Return the lines from the one with "Convert this chart to matplotlib code." through the one with "plt.rcParams['font.family'] = ['Liberation", exactly as they appear and with no pictures.

_DATA FOR THIS EXERCISE_
________________________________________
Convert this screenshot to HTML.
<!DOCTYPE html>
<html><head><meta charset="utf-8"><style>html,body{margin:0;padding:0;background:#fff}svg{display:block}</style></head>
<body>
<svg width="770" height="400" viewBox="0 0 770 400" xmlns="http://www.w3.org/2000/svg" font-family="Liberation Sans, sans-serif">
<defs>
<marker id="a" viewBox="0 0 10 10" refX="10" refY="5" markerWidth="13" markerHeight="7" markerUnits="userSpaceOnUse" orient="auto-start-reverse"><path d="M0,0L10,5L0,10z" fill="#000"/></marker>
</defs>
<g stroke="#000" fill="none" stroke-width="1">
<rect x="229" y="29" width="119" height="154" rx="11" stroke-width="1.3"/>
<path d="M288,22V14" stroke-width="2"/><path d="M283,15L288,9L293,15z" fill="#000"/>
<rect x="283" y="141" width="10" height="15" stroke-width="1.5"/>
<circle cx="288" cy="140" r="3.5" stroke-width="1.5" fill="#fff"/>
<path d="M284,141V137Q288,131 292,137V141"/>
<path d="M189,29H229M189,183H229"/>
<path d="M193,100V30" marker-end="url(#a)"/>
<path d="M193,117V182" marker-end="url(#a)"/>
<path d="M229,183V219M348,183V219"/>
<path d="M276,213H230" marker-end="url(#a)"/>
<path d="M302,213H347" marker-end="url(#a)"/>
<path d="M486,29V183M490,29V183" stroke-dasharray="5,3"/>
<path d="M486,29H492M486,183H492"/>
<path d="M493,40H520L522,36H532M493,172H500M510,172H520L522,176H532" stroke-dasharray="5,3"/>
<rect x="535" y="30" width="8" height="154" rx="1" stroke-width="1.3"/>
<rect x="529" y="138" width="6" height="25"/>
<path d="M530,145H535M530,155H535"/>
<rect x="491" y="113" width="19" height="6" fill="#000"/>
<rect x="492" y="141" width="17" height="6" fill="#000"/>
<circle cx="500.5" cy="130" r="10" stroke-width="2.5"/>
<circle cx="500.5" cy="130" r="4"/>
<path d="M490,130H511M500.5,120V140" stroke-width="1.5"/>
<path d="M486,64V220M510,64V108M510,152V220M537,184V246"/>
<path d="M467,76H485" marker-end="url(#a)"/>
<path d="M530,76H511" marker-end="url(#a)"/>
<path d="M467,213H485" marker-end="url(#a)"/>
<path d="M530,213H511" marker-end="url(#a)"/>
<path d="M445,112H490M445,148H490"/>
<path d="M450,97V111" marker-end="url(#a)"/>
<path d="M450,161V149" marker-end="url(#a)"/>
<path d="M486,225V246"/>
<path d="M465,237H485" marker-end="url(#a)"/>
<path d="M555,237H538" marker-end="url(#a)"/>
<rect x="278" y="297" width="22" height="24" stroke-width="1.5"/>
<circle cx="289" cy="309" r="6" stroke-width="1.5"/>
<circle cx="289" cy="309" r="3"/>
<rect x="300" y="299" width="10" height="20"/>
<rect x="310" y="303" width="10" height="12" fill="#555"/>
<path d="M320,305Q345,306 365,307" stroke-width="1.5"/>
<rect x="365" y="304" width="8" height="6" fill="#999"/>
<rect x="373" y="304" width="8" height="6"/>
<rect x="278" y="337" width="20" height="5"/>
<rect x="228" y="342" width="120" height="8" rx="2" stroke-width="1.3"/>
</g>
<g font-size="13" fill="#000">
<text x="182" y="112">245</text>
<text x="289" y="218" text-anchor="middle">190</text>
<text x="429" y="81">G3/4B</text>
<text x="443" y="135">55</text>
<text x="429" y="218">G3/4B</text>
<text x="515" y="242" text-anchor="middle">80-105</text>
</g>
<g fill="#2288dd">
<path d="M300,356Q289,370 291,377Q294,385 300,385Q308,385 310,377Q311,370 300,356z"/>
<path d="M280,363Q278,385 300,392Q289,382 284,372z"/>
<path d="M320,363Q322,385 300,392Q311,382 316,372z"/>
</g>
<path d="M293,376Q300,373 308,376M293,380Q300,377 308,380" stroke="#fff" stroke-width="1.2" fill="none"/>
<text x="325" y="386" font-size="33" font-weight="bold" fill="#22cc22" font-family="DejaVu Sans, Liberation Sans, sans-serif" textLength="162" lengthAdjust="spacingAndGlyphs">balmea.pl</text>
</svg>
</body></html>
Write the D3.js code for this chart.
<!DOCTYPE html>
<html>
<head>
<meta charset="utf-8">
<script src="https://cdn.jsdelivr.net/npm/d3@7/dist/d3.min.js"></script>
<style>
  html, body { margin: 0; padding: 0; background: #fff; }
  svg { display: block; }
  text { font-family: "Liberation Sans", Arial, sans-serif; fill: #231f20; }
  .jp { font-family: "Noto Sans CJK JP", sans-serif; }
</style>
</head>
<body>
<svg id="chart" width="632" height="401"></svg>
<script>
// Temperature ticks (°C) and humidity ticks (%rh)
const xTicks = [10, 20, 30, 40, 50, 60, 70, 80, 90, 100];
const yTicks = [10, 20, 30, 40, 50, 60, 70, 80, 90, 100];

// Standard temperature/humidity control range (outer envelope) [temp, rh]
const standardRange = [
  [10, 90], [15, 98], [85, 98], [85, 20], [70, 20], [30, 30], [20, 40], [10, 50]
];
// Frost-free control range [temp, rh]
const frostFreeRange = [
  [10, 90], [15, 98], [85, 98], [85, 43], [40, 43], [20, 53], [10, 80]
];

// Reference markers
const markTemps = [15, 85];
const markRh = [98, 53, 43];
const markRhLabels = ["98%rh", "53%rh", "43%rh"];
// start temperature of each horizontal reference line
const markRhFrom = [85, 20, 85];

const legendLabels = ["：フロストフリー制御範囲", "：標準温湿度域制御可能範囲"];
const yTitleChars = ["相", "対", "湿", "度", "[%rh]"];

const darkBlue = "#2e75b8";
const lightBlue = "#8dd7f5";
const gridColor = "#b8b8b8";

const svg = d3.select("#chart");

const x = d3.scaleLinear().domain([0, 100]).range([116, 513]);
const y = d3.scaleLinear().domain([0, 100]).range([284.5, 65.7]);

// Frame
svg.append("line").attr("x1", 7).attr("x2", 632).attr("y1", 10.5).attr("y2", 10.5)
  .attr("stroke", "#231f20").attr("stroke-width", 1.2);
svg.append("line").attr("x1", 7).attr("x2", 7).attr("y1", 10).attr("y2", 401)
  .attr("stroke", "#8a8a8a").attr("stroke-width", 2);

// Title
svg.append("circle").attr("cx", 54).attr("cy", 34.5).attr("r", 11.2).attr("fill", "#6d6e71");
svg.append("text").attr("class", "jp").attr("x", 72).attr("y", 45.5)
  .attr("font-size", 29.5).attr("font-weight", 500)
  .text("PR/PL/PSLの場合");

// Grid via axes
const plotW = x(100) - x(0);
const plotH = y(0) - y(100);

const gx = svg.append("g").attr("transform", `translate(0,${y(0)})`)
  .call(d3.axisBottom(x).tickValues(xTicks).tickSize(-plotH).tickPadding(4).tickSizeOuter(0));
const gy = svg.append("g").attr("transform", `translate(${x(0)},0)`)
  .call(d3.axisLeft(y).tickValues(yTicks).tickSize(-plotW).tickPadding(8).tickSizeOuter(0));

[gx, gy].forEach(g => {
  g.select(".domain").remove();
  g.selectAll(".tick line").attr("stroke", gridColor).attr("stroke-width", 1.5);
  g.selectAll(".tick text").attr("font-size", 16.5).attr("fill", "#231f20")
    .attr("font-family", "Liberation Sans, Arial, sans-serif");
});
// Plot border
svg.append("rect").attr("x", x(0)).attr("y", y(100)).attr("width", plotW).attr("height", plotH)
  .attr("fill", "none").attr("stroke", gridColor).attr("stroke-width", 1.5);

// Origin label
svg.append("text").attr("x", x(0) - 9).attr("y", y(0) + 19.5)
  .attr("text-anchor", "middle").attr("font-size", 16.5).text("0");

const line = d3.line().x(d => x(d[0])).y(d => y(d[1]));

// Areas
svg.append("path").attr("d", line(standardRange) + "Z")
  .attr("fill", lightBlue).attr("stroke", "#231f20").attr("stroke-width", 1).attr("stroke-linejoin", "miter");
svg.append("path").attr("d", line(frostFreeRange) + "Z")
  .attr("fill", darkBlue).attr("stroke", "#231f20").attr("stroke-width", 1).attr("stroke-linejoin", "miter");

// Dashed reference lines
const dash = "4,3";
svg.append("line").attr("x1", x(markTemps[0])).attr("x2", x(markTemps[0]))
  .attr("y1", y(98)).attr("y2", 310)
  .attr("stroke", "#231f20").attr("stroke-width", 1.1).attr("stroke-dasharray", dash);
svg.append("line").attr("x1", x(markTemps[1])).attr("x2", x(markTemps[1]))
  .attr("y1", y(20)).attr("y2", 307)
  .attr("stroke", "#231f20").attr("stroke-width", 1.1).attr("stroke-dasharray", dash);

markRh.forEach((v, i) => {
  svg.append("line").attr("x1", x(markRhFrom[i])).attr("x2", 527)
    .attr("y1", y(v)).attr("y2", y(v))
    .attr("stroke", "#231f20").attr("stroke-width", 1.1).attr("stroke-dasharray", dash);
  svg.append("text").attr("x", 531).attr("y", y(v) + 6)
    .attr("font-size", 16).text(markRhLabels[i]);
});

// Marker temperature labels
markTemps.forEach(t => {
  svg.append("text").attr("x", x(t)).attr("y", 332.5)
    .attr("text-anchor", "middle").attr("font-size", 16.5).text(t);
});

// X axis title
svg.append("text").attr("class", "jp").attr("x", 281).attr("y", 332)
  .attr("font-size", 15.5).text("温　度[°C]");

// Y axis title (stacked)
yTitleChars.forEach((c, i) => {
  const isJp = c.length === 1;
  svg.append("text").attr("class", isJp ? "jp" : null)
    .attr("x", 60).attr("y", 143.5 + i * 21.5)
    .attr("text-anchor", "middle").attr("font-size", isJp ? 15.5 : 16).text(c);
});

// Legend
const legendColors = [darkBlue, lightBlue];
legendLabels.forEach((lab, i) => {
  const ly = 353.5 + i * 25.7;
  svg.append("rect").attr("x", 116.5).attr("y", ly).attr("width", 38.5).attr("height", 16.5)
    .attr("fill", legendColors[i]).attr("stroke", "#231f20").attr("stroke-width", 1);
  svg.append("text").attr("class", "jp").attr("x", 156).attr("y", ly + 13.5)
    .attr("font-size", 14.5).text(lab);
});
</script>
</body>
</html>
________________________________________
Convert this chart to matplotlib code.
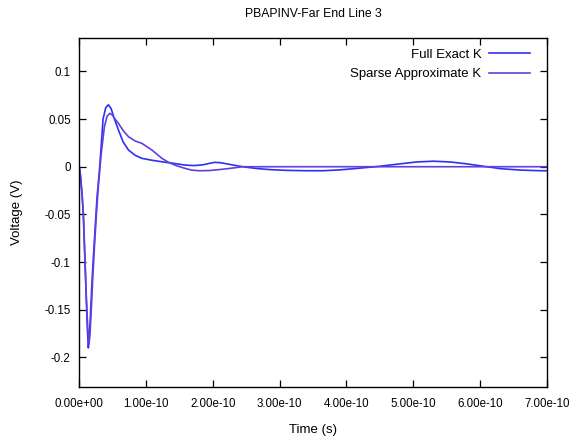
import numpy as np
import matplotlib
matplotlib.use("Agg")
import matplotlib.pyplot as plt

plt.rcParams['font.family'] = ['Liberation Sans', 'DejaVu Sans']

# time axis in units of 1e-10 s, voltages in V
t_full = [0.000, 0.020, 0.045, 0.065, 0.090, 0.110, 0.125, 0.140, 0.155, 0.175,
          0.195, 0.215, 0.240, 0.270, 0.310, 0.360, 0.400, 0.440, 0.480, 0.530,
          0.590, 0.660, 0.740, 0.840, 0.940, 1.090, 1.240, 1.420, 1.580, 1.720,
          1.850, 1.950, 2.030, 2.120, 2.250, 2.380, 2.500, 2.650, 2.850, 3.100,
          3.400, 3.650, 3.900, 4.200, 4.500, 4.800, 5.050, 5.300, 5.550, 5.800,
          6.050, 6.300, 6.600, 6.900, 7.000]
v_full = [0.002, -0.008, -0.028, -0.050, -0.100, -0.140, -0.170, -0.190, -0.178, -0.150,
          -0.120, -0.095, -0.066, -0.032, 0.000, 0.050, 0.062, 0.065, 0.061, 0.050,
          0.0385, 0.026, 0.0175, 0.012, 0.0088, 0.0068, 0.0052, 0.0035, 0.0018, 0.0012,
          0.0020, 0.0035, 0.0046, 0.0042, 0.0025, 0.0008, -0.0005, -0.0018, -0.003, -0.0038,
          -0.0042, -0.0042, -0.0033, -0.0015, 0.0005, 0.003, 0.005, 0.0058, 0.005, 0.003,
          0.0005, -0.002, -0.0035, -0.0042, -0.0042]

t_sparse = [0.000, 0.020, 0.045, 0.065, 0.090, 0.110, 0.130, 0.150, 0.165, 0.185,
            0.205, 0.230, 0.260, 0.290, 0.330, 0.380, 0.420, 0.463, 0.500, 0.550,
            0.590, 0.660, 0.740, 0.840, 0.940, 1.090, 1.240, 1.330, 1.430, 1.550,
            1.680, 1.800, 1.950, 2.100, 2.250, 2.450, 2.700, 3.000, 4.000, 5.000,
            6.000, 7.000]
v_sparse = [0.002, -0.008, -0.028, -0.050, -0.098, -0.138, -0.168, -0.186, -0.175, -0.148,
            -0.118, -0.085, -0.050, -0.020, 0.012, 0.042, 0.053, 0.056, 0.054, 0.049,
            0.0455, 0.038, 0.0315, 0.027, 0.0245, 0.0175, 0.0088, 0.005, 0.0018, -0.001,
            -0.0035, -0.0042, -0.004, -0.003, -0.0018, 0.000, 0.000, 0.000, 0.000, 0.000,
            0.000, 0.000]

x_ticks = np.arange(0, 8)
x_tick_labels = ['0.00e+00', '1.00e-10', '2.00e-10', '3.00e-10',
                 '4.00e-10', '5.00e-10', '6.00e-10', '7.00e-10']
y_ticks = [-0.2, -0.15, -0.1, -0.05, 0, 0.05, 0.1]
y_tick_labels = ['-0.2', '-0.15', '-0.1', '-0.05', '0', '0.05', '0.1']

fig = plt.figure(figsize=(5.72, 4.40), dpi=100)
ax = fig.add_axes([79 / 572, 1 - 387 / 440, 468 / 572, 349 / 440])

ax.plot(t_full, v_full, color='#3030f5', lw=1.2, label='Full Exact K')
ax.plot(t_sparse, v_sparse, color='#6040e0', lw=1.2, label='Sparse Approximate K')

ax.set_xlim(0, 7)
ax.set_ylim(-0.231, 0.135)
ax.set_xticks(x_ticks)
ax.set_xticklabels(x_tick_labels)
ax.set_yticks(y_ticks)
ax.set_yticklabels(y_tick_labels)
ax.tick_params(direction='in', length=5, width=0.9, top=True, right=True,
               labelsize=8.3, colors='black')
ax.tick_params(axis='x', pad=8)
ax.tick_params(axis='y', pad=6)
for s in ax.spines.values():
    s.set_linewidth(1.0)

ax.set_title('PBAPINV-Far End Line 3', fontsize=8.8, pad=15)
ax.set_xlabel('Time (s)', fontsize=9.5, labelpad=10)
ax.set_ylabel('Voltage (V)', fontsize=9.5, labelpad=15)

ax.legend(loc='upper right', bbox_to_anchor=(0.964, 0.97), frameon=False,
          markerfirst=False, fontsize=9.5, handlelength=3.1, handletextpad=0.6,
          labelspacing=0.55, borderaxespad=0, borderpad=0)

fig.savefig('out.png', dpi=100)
________________________________________
_FULL ANSWER_
Convert this chart to matplotlib code.
import numpy as np
import matplotlib
matplotlib.use("Agg")
import matplotlib.pyplot as plt

plt.rcParams['font.family'] = ['Liberation Sans', 'DejaVu Sans']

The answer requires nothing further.